= TASK GOAL =
Take the lines from the top down to and including the one with "the support\\reduces until" and repeat them exactly. Omit images.
═══
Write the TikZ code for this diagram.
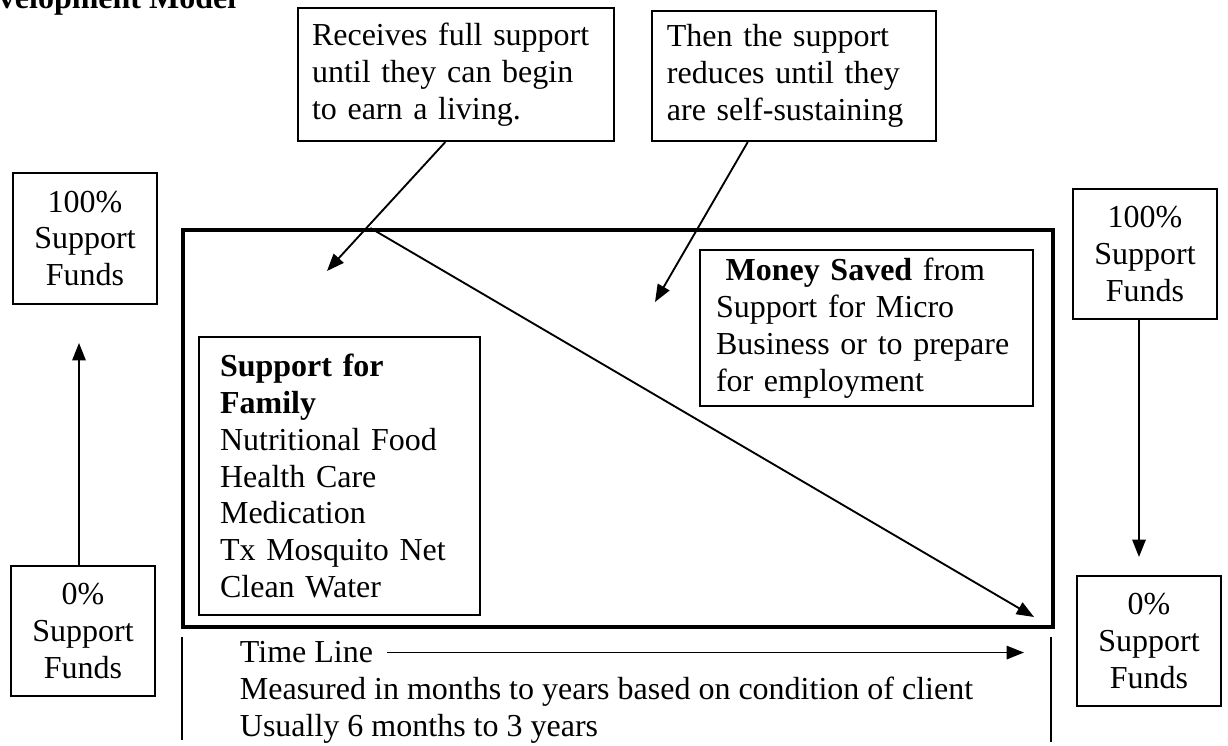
\documentclass[tikz,border=0pt]{standalone}
\usepackage{fontspec}
\setmainfont{Liberation Serif}
\usetikzlibrary{arrows.meta, positioning}

\tikzset{
  txt/.style={font=\fontsize{12}{13.8}\selectfont, inner sep=0pt},
  fundbox/.style={txt, draw, line width=0.75pt, align=center, minimum width=54pt, minimum height=49.1pt},
  notebox/.style={txt, draw, line width=0.75pt, align=left, anchor=north west},
}

\begin{document}
\begin{tikzpicture}[x=0.375pt, y=-0.375pt, >={Triangle[length=6.5pt, width=5pt]}, line width=0.7pt]
\useasboundingbox (0,0) rectangle (1228,746);
\clip (0,0) rectangle (1228,746);

% heading, cut at the page edge
\node[txt, anchor=base west, font=\fontsize{12}{13.8}\selectfont\bfseries] (title) at (-2,9) {velopment Model};

% callouts
\node[notebox, inner xsep=5.25pt, text width=108pt, minimum height=49.9pt] (fullsup) at (297,7)
  {Receives full support\\until they can begin\\to earn a living.};
\node[notebox, inner xsep=5.6pt, text width=95.3pt, minimum height=48.75pt] (reduce) at (651,10)
  {Then the support\\reduces until they\\are self-sustaining};

% main frame and what is inside it
\node[draw, line width=1.5pt, anchor=north west, minimum width=326.25pt, minimum height=148.9pt, inner sep=0pt] (main) at (181,228) {};
\node[notebox, inner xsep=7.9pt, text width=89.6pt, minimum height=104.25pt] (family) at (198,336)
  {\textbf{Support for}\\\textbf{Family}\\Nutritional Food\\Health Care\\Medication\\Tx Mosquito Net\\Clean Water};
\node[notebox, inner xsep=6pt, text width=112.9pt, minimum height=58.5pt] (saved) at (699,249)
  {\hyphenpenalty=10000\hspace*{0.3em}\textbf{Money Saved} from\\Support for Micro\\Business or to prepare\\for employment};

% support levels
\node[fundbox] (fullL) at (85,238.5) {100\%\\Support\\Funds};
\node[fundbox] (zeroL) at (83,631) {0\%\\Support\\Funds};
\node[fundbox] (fullR) at (1145,254) {100\%\\Support\\Funds};
\node[fundbox] (zeroR) at (1149,641) {0\%\\Support\\Funds};

% time line
\node[txt, anchor=base west] (timeline) at (239,663) {Time Line};
\node[txt, anchor=base west] (measured) at (239,700) {Measured in months to years based on condition of client};
\node[txt, anchor=base west] (usually) at (239,737) {Usually 6 months to 3 years};

\coordinate (fullend) at (327,271);
\coordinate (reduceend) at (655,302);
\coordinate (diagend) at (1034,617);
\coordinate (upend) at (79,343);
\coordinate (downend) at (1139,557);
\coordinate (timeend) at (1024,0);

\draw[->] (fullsup.-99) -- (fullend);
\draw[->] (reduce.-125) -- (reduceend);
\draw[->] (main.141.7) -- (diagend);
\draw[->] (zeroL.north -| upend) -- (upend);
\draw[->] (fullR.south -| downend) -- (downend);
\draw[->] ([xshift=5pt]timeline.east) -- (timeline.east -| timeend);

\draw[line width=0.75pt] (182,637) -- (182,740) (1051,637) -- (1051,742);
\end{tikzpicture}
\end{document}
═══
= COMPLETE ANSWER =
Write the TikZ code for this diagram.
\documentclass[tikz,border=0pt]{standalone}
\usepackage{fontspec}
\setmainfont{Liberation Serif}
\usetikzlibrary{arrows.meta, positioning}

\tikzset{
  txt/.style={font=\fontsize{12}{13.8}\selectfont, inner sep=0pt},
  fundbox/.style={txt, draw, line width=0.75pt, align=center, minimum width=54pt, minimum height=49.1pt},
  notebox/.style={txt, draw, line width=0.75pt, align=left, anchor=north west},
}

\begin{document}
\begin{tikzpicture}[x=0.375pt, y=-0.375pt, >={Triangle[length=6.5pt, width=5pt]}, line width=0.7pt]
\useasboundingbox (0,0) rectangle (1228,746);
\clip (0,0) rectangle (1228,746);

% heading, cut at the page edge
\node[txt, anchor=base west, font=\fontsize{12}{13.8}\selectfont\bfseries] (title) at (-2,9) {velopment Model};

% callouts
\node[notebox, inner xsep=5.25pt, text width=108pt, minimum height=49.9pt] (fullsup) at (297,7)
  {Receives full support\\until they can begin\\to earn a living.};
\node[notebox, inner xsep=5.6pt, text width=95.3pt, minimum height=48.75pt] (reduce) at (651,10)
  {Then the support\\reduces until they\\are self-sustaining};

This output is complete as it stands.